Misalnya, kenapa mencuri itu haram, karena itu merugikan
orang lain. Terlebih lagi dapat merugikan diri sendiri, karena berpotensi
digebukin satu kampung. Dalam sejarah mencuri, terkisahkan telah banyak pelaku
pencurian yang babak belur diamuk massa. Ini tentu selain merugikan orang lain
juga merugikan diri sendiri. Kecuali si pencuri ikhlas dikroyok setelah mencuri
dan merasa kroyokan itu tidak merugikan dan membahayakan diri sendiri, mungkin
mencuri akan menjadi diperbolehkan.
Atau kalau saja mencuri itu malah saling mengungtukan, maka
mungkin saja akan menjadi halal. Akan tetapi dalam konteks ini nampaklah bukan
saling menguntungkan, tapi merugikan. Okelah kalau si pencuri di untungkan,
tapi hanya sesaat saja. Kalaupun juga di untungkan toh ujung-ujungnya merugi
juga. Kecuali ya pemcuri uang rakyat, kalo itung itung mudaratnya, mungkin
paling dikit diantara jenis mencuri yang lain. Bahkan kalo di hukumpun bisa
dapat fasilitas, ah enak bener gan..
NB: kalau anda ingin
mencuri, maka berdasilah. Hanya pencuri berdasilah yang bisa merasakan
nikmatnya mencuri. Ini bukan hoax. Cobalah!

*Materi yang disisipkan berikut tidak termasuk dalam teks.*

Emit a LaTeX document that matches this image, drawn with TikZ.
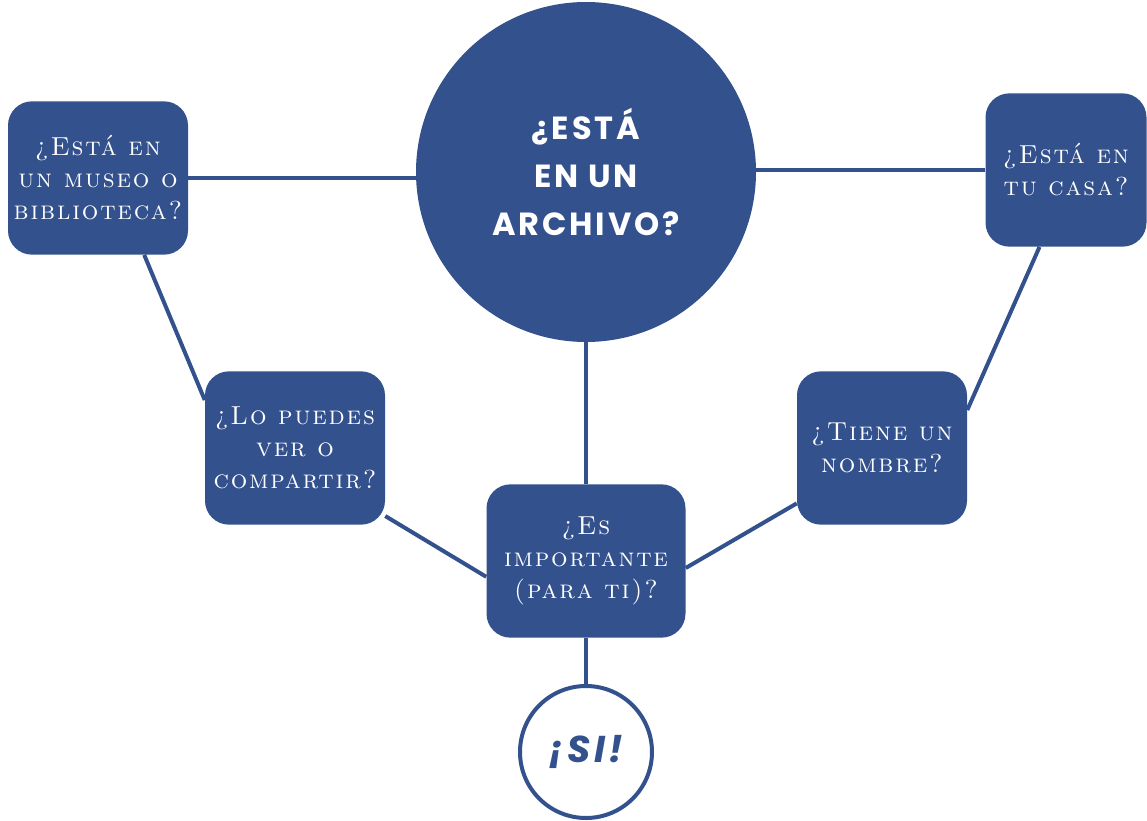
\documentclass[tikz,border=0pt]{standalone}
\usepackage{fontspec}
\usepackage{tikz}
\usetikzlibrary{backgrounds}
\usepackage{xcolor}
\definecolor{Azul}{HTML}{33518C}
\newfontfamily\capsfont{lmromancaps10-regular.otf}[LetterSpace=7]
\newfontfamily\comicfont{Poppins}[LetterSpace=9]
\tikzset{
  pregunta/.style={rounded corners=18pt, fill=Azul, text=white, align=center, inner sep=3pt, minimum height=115pt, font=\capsfont\fontsize{19.5}{24}\selectfont},
  central/.style={circle, fill=Azul, text=white, align=center, inner sep=0pt, minimum size=255pt, font=\comicfont\bfseries\fontsize{24}{36}\selectfont},
  final/.style={circle, draw=Azul, line width=3pt, fill=white, text=Azul, inner sep=0pt, minimum size=99pt, font=\comicfont\bfseries\itshape\fontsize{28}{30}\selectfont},
  enlace/.style={draw=Azul, line width=3pt}
}

\begin{document}
\begin{tikzpicture}[x=0.75pt, y=-0.75pt]
\useasboundingbox (0,0) rectangle (1147,821);
\node[central] (archivo) at (586,172) {¿ESTÁ\\EN UN\\ARCHIVO?};
\node[pregunta, minimum width=135pt] (museo) at (98,178) {¿Está en\\un museo o\\biblioteca?};
\node[pregunta, minimum width=120.75pt] (casa) at (1066,170) {¿Está en\\tu casa?};
\node[pregunta, minimum width=135pt] (ver) at (295,448) {¿Lo puedes\\ver o\\compartir?};
\node[pregunta, minimum width=127.5pt] (nombre) at (882,448) {¿Tiene un\\nombre?};
\node[pregunta, minimum width=149.25pt] (importante) at (586,561) {¿Es\\importante\\(para ti)?};
\node[final] (si) at (586,752) {¡SI!};
\begin{scope}[on background layer]
\foreach \a/\b in {museo/museo -| archivo,casa/casa -| archivo,museo.-59/ver.152,casa.-109/nombre.24,ver.-37/importante.189,importante.-4/nombre.213,archivo.south/importante.north,importante.south/si.north}
  \draw[enlace] (\a) -- (\b);
\end{scope}
\end{tikzpicture}
\end{document}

Demikian pentingya memahami bahwa salah satu konteks
penyebab pengharaman adalah berkaitan erat dengan masalah relasi sosial.
Masalah dosa lebih banyak disebabkan karena ketidakteraturan hubungan sosial,
bukan masalah Tuhan. Tuhan dalam hal apapun tidak pernah bergantung pada
manusia. bahkan tidak sholatpun, nggak
ngefek buat Tuhan.
Olehnya bisa dipahami itu bukanlah dosa. Kok bisa? Tuhan tidak ngefek dengan ibadah manusia, tindakan
manusia juga toh kembali kepada manusia. jadi tidak ada hubungannya dengan Tuhan.
Tindakan manusia ya manusia sendiri yang tanggung. Manusia bukan tidak tau
resiko, tapi mereka nyaman dengan yang dihadapi. Kalau tindakan manusia
bergantung pada dirinya dan ia rela, maka itu bukan dosa.
Toh, Tuhan mau apa
dengan dosa manusia. kan nggak ada.
Kalo dari awal tuhan tidak butuh ibadah manusia, terus tuhan mau hukum manusia
karena ibadah. Kan nggak masuk akal.
Yah sudahlah, tidak layak kiranya menyoal hubungan individual dengan Tuhan,
biarlah ia mengalir dalam senyap.
Satu hal yang menurut saya perlu kita kaji kembali bahwa
segala larangan dalam islam tidak pernah terlepas dari dua kutub yang berusaha
dilindungi. yaitu relasi sosial yang berlangsung antara sesame manusia.
larangan dan pengharaman tidak luput dari dua kutub tersebut. hanya dengan
control dalam dua hal tersebut sajalah hidup dapat berjalan dengan damai.